On Mar 20, 2006, at 12:15 PM, Ross Gardler wrote:
Web Maestro Clay wrote:
I have a similar need. I had thought that forrest:views[1] might
provide the answer to the above users and my questions, but I'm
not certain.
The Forrest dispatcher (nee views) is dev code so adopt with
caution (it is maturing nicely though).
However, it does not really add anything to this use case. The
dispatcher is about deciding how a page is structured (i.e. what
decorations there are), not really what content appears within the
main body of the page.
It would certainly be possible to do this with the dispatcher, but
I don't think it is any easier than with the current skinning system.
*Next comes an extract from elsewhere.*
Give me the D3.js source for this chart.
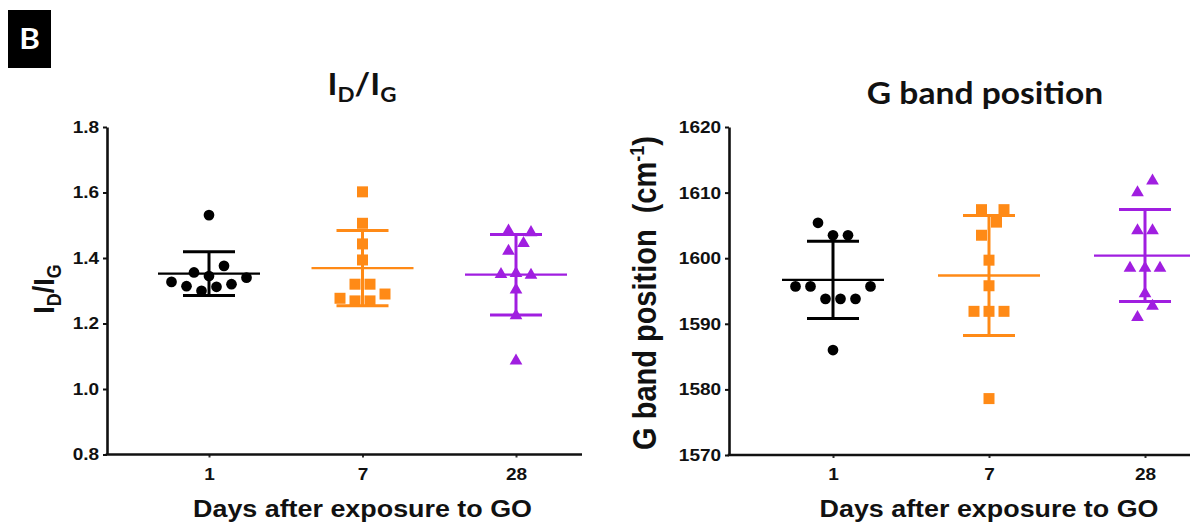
<!DOCTYPE html>
<html>
<head>
<meta charset="utf-8">
<script src="https://cdn.jsdelivr.net/npm/d3@7"></script>
<style>
  body { margin: 0; background: #fff; }
  svg { display: block; }
  text { font-family: "Liberation Sans", Arial, sans-serif; font-weight: bold; fill: #111; }
  .title { font-family: Lato, "Open Sans", sans-serif; }
</style>
</head>
<body>
<svg id="chart" width="1190" height="524"></svg>
<script>
const days = ['1', '7', '28'];
const colors = ['#000000', '#ff8a16', '#a01ee0'];
const symbols = [d3.symbolCircle, d3.symbolSquare, d3.symbolTriangle];
const symbolSizes = [90, 121, 70];

// I_D/I_G per sample, one array per day
const ratioDay1 = [1.327, 1.314, 1.300, 1.312, 1.320, 1.340, 1.356, 1.345, 1.376, 1.531];
const ratioDay7 = [1.277, 1.269, 1.269, 1.290, 1.320, 1.320, 1.394, 1.443, 1.506, 1.602];
const ratioDay28 = [1.086, 1.224, 1.303, 1.350, 1.353, 1.348, 1.421, 1.445, 1.483, 1.478];

// G band position (cm-1) per sample
const gbandDay1 = [1586.0, 1595.7, 1595.7, 1593.8, 1593.8, 1593.8, 1595.7, 1605.4, 1603.5, 1603.5];
const gbandDay7 = [1578.6, 1591.9, 1591.9, 1591.9, 1595.8, 1599.7, 1603.5, 1605.5, 1607.4, 1607.4];
const gbandDay28 = [1591.0, 1592.7, 1594.6, 1598.5, 1598.5, 1598.5, 1604.2, 1604.2, 1610.0, 1611.8];

const ratioTicks = [0.8, 1.0, 1.2, 1.4, 1.6, 1.8];
const gbandTicks = [1570, 1580, 1590, 1600, 1610, 1620];

const svg = d3.select('#chart');
const SX = 1.12; // text is drawn slightly wide

// panel letter
svg.append('rect').attr('x', 8).attr('y', 10).attr('width', 43).attr('height', 58).attr('fill', '#000');
svg.append('text').attr('class', 'title')
    .attr('transform', `translate(29.5,49) scale(${SX},1)`)
    .attr('text-anchor', 'middle').attr('font-size', 28).style('fill', '#fff').text('B');

// spread points sideways in rows, the way a column scatter does
function swarm(values, y, step, rowGap, hitGap) {
    const idx = d3.range(values.length).sort((a, b) => values[a] - values[b] || a - b);
    const groups = [];
    let cur = null;
    idx.forEach((i) => {
        if (!cur || Math.abs(y(values[i]) - y(values[cur[0]])) > rowGap) {
            cur = [i];
            groups.push(cur);
        } else cur.push(i);
    });
    const placed = [];
    const out = new Array(values.length);
    groups.forEach((gr) => {
        gr.sort((a, b) => a - b);
        gr.forEach((i, k) => {
            let dx = (k - (gr.length - 1) / 2) * step;
            const py = y(values[i]);
            const dir = dx < 0 ? -1 : 1;
            while (placed.some((p) => Math.abs(p.dx - dx) < 7 && Math.abs(p.py - py) < hitGap)) dx += (dir * step) / 2;
            placed.push({ dx, py });
            out[i] = dx;
        });
    });
    return out;
}

function drawPanel(cfg) {
    const g = svg.append('g');
    const y = d3.scaleLinear().domain(cfg.domain).range([cfg.bottom, cfg.top]);
    const x = d3.scalePoint().domain(days).range(cfg.xRange);

    // Y axis
    const ya = g.append('g')
        .attr('transform', `translate(${cfg.left},0)`)
        .call(d3.axisLeft(y).tickValues(cfg.ticks).tickFormat(cfg.fmt).tickSize(4).tickPadding(3).tickSizeOuter(0));
    ya.select('.domain').attr('stroke', '#111').attr('stroke-width', 2.6);
    ya.selectAll('.tick line').attr('stroke', '#111').attr('stroke-width', 2);
    ya.selectAll('text').attr('font-size', 17).attr('font-family', null).attr('transform', `scale(${SX},1)`);

    // X axis
    const xa = g.append('g')
        .attr('transform', `translate(0,${cfg.bottom})`)
        .call(d3.axisBottom(x).tickSize(3).tickPadding(10));
    xa.select('.domain').remove();
    xa.selectAll('.tick line').attr('stroke', '#333').attr('stroke-width', 2);
    xa.selectAll('text').attr('font-size', 17).attr('font-family', null).attr('transform', `scale(${SX},1)`);
    g.append('line')
        .attr('x1', cfg.left - 1.3).attr('x2', cfg.right)
        .attr('y1', cfg.bottom).attr('y2', cfg.bottom)
        .attr('stroke', '#111').attr('stroke-width', 2.6);

    // points, then mean and SD bars
    cfg.series.forEach((vals, s) => {
        const cx = x(days[s]);
        const off = swarm(vals, y, 15, 13.9, 13);
        g.append('g').selectAll('path')
            .data(vals)
            .join('path')
            .attr('d', d3.symbol(symbols[s], symbolSizes[s]))
            .attr('transform', (d, i) => `translate(${cx + off[i]},${y(d)})`)
            .attr('fill', colors[s]);

        const m = d3.mean(vals);
        const sd = d3.deviation(vals);
        const bar = g.append('g').attr('stroke', colors[s]);
        bar.append('line')
            .attr('x1', cx - 51).attr('x2', cx + 51)
            .attr('y1', y(m)).attr('y2', y(m))
            .attr('stroke-width', 2.3);
        bar.append('line')
            .attr('x1', cx).attr('x2', cx)
            .attr('y1', y(m - sd)).attr('y2', y(m + sd))
            .attr('stroke-width', 3);
        [m - sd, m + sd].forEach((v) => {
            bar.append('line')
                .attr('x1', cx - 26).attr('x2', cx + 26)
                .attr('y1', y(v)).attr('y2', y(v))
                .attr('stroke-width', 3);
        });
    });

    // x axis title
    g.append('text')
        .attr('transform', `translate(${(cfg.xRange[0] + cfg.xRange[1]) / 2},517) scale(${SX},1)`)
        .attr('text-anchor', 'middle').attr('font-size', 24)
        .text('Days after exposure to GO');
    return g;
}

const left = drawPanel({
    domain: [0.8, 1.8], ticks: ratioTicks, fmt: d3.format('.1f'),
    top: 127, bottom: 454.5, left: 107, right: 582, xRange: [209, 516],
    series: [ratioDay1, ratioDay7, ratioDay28],
});

const right = drawPanel({
    domain: [1570, 1620], ticks: gbandTicks, fmt: d3.format('d'),
    top: 127, bottom: 455, left: 729, right: 1190, xRange: [833, 1145],
    series: [gbandDay1, gbandDay7, gbandDay28],
});

// I_D/I_G title
const t1 = svg.append('text').attr('class', 'title')
    .attr('transform', `translate(362,95) scale(${SX},1)`)
    .attr('text-anchor', 'middle').attr('font-size', 30);
t1.append('tspan').text('I');
t1.append('tspan').attr('font-size', 20).attr('dy', 7).text('D');
t1.append('tspan').attr('dy', -7).text('/I');
t1.append('tspan').attr('font-size', 20).attr('dy', 7).text('G');

svg.append('text').attr('class', 'title')
    .attr('transform', `translate(985,104) scale(${SX},1)`)
    .attr('text-anchor', 'middle').attr('font-size', 30)
    .text('G band position');

// y axis titles
const yl = svg.append('text')
    .attr('transform', `translate(54,289) scale(${SX},1) rotate(-90)`)
    .attr('text-anchor', 'middle').attr('font-size', 27);
yl.append('tspan').text('I');
yl.append('tspan').attr('font-size', 18).attr('dy', 6).text('D');
yl.append('tspan').attr('dy', -6).text('/I');
yl.append('tspan').attr('font-size', 18).attr('dy', 6).text('G');

const yr = svg.append('text')
    .attr('transform', `translate(656,293) scale(${SX},1) rotate(-90)`)
    .attr('text-anchor', 'middle').attr('font-size', 29)
    .style('white-space', 'pre');
yr.append('tspan').text('G band position  (cm');
yr.append('tspan').attr('font-size', 18).attr('dy', -11).text('-1');
yr.append('tspan').attr('dy', 11).text(')');
</script>
</body>
</html>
I would approach this in one of two ways:
a) use CSS to hide the relevant sections - in this case your
different outputs of the site would simply use a different
stylesheet. The disadvantage is that all the content is visible if
a user does "view source". Use a different forrest.properties file
for each different version, in which the extra-css element contains
your additional CSS classes.
b) create a custom skin in which unwanted content is stripped out
according to a parameter passed in via the sitemap. The advantage
here is content is not present in the client, so only the content
intended for users can be seen with "view source". However, this
approach is much more difficult to implement and requires fairly
detailed knowledge of the internals of Forrest.
Ross
Thanks Ross! I noticed that there wasn't much information about
forrest:views... and it makes sense that it's been moved to something
else. I'll have to decide which approach to use. They both have their
pluses & minuses. I'm not concerned so much about hiding content from
the user (so it can be in the source).